* DATA BLOCK
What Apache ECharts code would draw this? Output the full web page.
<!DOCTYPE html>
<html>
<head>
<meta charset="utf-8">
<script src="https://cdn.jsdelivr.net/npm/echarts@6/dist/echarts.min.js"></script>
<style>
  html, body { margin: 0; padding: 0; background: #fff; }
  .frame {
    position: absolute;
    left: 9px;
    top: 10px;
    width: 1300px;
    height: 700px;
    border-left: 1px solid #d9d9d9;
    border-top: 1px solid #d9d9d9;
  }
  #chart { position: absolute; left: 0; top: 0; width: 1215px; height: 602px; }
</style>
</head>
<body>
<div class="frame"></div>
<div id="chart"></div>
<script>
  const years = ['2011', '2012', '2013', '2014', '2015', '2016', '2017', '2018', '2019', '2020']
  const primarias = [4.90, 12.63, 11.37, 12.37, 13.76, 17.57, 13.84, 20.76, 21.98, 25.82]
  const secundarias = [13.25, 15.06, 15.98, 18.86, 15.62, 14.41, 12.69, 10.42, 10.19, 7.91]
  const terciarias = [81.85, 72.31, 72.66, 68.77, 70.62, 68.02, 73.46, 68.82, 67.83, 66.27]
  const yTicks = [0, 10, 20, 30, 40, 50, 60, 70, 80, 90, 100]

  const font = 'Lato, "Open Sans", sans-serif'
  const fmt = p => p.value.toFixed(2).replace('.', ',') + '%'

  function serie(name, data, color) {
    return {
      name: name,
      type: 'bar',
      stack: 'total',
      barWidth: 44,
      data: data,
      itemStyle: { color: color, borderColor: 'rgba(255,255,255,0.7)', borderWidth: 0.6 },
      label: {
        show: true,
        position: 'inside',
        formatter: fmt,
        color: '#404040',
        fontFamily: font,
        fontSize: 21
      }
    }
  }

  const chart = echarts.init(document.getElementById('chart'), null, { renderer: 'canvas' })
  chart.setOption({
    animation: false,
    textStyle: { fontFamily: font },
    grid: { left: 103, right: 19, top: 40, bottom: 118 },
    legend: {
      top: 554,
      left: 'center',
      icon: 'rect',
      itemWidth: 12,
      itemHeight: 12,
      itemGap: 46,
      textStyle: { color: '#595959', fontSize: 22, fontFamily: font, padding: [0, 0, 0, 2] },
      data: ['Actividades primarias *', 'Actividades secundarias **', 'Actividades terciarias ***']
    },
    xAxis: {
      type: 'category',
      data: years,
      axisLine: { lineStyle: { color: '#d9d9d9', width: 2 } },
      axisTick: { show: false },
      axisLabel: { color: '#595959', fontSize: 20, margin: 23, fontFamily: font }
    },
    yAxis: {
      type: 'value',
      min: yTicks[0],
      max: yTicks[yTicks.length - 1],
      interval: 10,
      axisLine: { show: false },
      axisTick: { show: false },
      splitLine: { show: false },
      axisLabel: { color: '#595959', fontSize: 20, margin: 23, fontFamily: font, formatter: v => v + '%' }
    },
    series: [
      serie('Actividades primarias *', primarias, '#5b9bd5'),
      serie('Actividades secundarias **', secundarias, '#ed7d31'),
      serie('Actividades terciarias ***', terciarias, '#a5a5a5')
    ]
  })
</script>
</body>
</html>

* WHAT THE TASK REQUIRES
Type out all of the material again, word for word.

* RESPONSE
What Apache ECharts code would draw this? Output the full web page.
<!DOCTYPE html>
<html>
<head>
<meta charset="utf-8">
<script src="https://cdn.jsdelivr.net/npm/echarts@6/dist/echarts.min.js"></script>
<style>
  html, body { margin: 0; padding: 0; background: #fff; }
  .frame {
    position: absolute;
    left: 9px;
    top: 10px;
    width: 1300px;
    height: 700px;
    border-left: 1px solid #d9d9d9;
    border-top: 1px solid #d9d9d9;
  }
  #chart { position: absolute; left: 0; top: 0; width: 1215px; height: 602px; }
</style>
</head>
<body>
<div class="frame"></div>
<div id="chart"></div>
<script>
  const years = ['2011', '2012', '2013', '2014', '2015', '2016', '2017', '2018', '2019', '2020']
  const primarias = [4.90, 12.63, 11.37, 12.37, 13.76, 17.57, 13.84, 20.76, 21.98, 25.82]
  const secundarias = [13.25, 15.06, 15.98, 18.86, 15.62, 14.41, 12.69, 10.42, 10.19, 7.91]
  const terciarias = [81.85, 72.31, 72.66, 68.77, 70.62, 68.02, 73.46, 68.82, 67.83, 66.27]
  const yTicks = [0, 10, 20, 30, 40, 50, 60, 70, 80, 90, 100]

  const font = 'Lato, "Open Sans", sans-serif'
  const fmt = p => p.value.toFixed(2).replace('.', ',') + '%'

  function serie(name, data, color) {
    return {
      name: name,
      type: 'bar',
      stack: 'total',
      barWidth: 44,
      data: data,
      itemStyle: { color: color, borderColor: 'rgba(255,255,255,0.7)', borderWidth: 0.6 },
      label: {
        show: true,
        position: 'inside',
        formatter: fmt,
        color: '#404040',
        fontFamily: font,
        fontSize: 21
      }
    }
  }

  const chart = echarts.init(document.getElementById('chart'), null, { renderer: 'canvas' })
  chart.setOption({
    animation: false,
    textStyle: { fontFamily: font },
    grid: { left: 103, right: 19, top: 40, bottom: 118 },
    legend: {
      top: 554,
      left: 'center',
      icon: 'rect',
      itemWidth: 12,
      itemHeight: 12,
      itemGap: 46,
      textStyle: { color: '#595959', fontSize: 22, fontFamily: font, padding: [0, 0, 0, 2] },
      data: ['Actividades primarias *', 'Actividades secundarias **', 'Actividades terciarias ***']
    },
    xAxis: {
      type: 'category',
      data: years,
      axisLine: { lineStyle: { color: '#d9d9d9', width: 2 } },
      axisTick: { show: false },
      axisLabel: { color: '#595959', fontSize: 20, margin: 23, fontFamily: font }
    },
    yAxis: {
      type: 'value',
      min: yTicks[0],
      max: yTicks[yTicks.length - 1],
      interval: 10,
      axisLine: { show: false },
      axisTick: { show: false },
      splitLine: { show: false },
      axisLabel: { color: '#595959', fontSize: 20, margin: 23, fontFamily: font, formatter: v => v + '%' }
    },
    series: [
      serie('Actividades primarias *', primarias, '#5b9bd5'),
      serie('Actividades secundarias **', secundarias, '#ed7d31'),
      serie('Actividades terciarias ***', terciarias, '#a5a5a5')
    ]
  })
</script>
</body>
</html>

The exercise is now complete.